Mobile 3D Printing Robot Simulation with Viscoelastic Fluids
This enables roboticists to simulate mobile 3D printing processes with viscoelastic materials, which was not previously available, though it is incremental as it builds on existing simulation tools.
The authors tackled the lack of a realistic simulation platform for mobile 3D printing robots by developing a framework in Gazebo that integrates particle-based viscoelastic fluid simulation and particle-to-mesh conversion, achieving an average of 5 FPS on a regular desktop computer.
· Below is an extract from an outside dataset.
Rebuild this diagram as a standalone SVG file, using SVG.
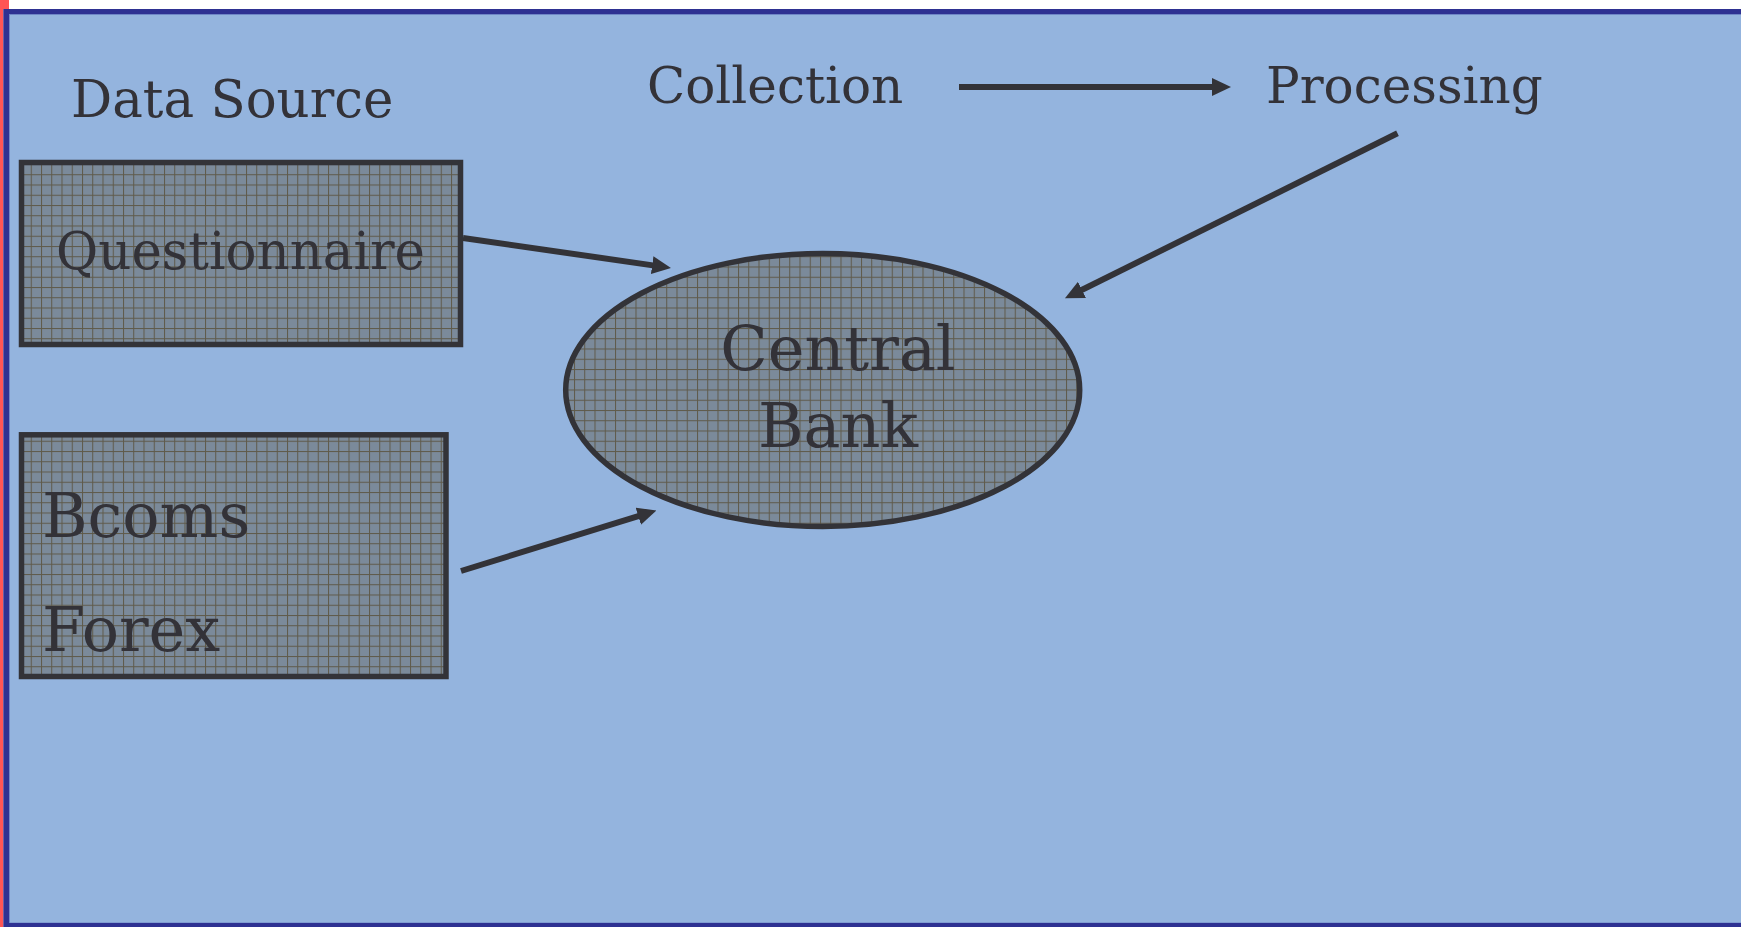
<svg xmlns="http://www.w3.org/2000/svg" width="1741" height="927" viewBox="0 0 1741 927">
  <style>
    .lbl { font-family: "DejaVu Serif", "Liberation Serif", serif; fill: #333238; }
    .top { font-size: 50px; }
    .big { font-size: 62px; }
    .shape { fill: url(#grid); stroke: #333338; stroke-width: 5.5; }
    .conn { stroke: #333338; stroke-width: 6; fill: none; marker-end: url(#head); }
  </style>
  <defs>
    <pattern id="grid" patternUnits="userSpaceOnUse" x="0" y="0" width="10.25" height="10.25">
      <rect width="10.25" height="10.25" fill="#7b8a9a"/>
      <rect x="0" y="0" width="1" height="10.25" fill="#5f5a4a"/>
      <rect x="0" y="0" width="10.25" height="1" fill="#5f5a4a"/>
    </pattern>
    <marker id="head" markerUnits="userSpaceOnUse" markerWidth="19" markerHeight="18" refX="6" refY="9" orient="auto">
      <path d="M0,0 L19,9 L0,18 z" fill="#333338"/>
    </marker>
  </defs>

  <g id="background">
    <rect x="0" y="0" width="1741" height="927" fill="#ffffff"/>
    <rect x="0" y="0" width="9" height="9" fill="#ff5555"/>
    <rect x="0" y="0" width="3.3" height="927" fill="#ff5555"/>
    <rect x="3.3" y="9" width="1737.7" height="918" fill="#2e3192"/>
    <rect x="9" y="14" width="1732" height="909" fill="#6f86c6"/>
    <rect x="10" y="15" width="1731" height="907.5" fill="#94b4de"/>
  </g>

  <g id="labels">
    <text class="lbl top" x="71" y="117" style="font-size:51.4px">Data Source</text>
    <text class="lbl top" x="647" y="103">Collection</text>
    <text class="lbl top" x="1266" y="103">Processing</text>
  </g>

  <g id="connectors">
    <line class="conn" x1="959" y1="87" x2="1218" y2="87"/>
    <line class="conn" x1="463" y1="238" x2="658.1" y2="266.1"/>
    <line class="conn" x1="461" y1="571" x2="644" y2="514.4"/>
    <line class="conn" x1="1397.5" y1="133.3" x2="1076.6" y2="292.5"/>
  </g>

  <g id="questionnaire">
    <rect class="shape" x="21.5" y="162.5" width="439" height="182"/>
    <text class="lbl top" x="56" y="269" style="font-size:51.5px">Questionnaire</text>
  </g>

  <g id="bcoms-forex">
    <rect class="shape" x="21.5" y="434.8" width="424.5" height="241.7"/>
    <text class="lbl big" x="42" y="537">Bcoms</text>
    <text class="lbl big" x="42" y="651">Forex</text>
  </g>

  <g id="central-bank">
    <ellipse class="shape" cx="822.7" cy="390" rx="257" ry="136.5"/>
    <text class="lbl big" x="838" y="370" text-anchor="middle">Central</text>
    <text class="lbl big" x="838" y="446.5" text-anchor="middle">Bank</text>
  </g>
</svg>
The system design and algorithm development of mobile 3D printing robots need a realistic simulation. They require a mobile robot simulation platform to interoperate with a physics-based material simulation for handling interactions between the time-variant deformable 3D printing materials and other simulated rigid bodies in the environment, which is not available for roboticists yet. To bridge this gap and enable the real-time simulation of mobile 3D printing processes, we develop a simulation framework that includes particle-based viscoelastic fluid simulation and particle-to-mesh conversion in the widely adopted Gazebo robotics simulator, avoiding the bottlenecks of traditional additive manufacturing simulation approaches. This framework is the first of its kind that enables the simulation of robot arms or mobile manipulators together with viscoelastic fluids. The method is tested using various material properties and multiple collaborating robots to demonstrate its simulation ability for the robots to plan and control the printhead trajectories and to visually sense at the same time the printed fluid materials as a free-form mesh. The scalability as a function of available material particles in the simulation was also studied. A simulation with an average of 5 FPS was achieved on a regular desktop computer.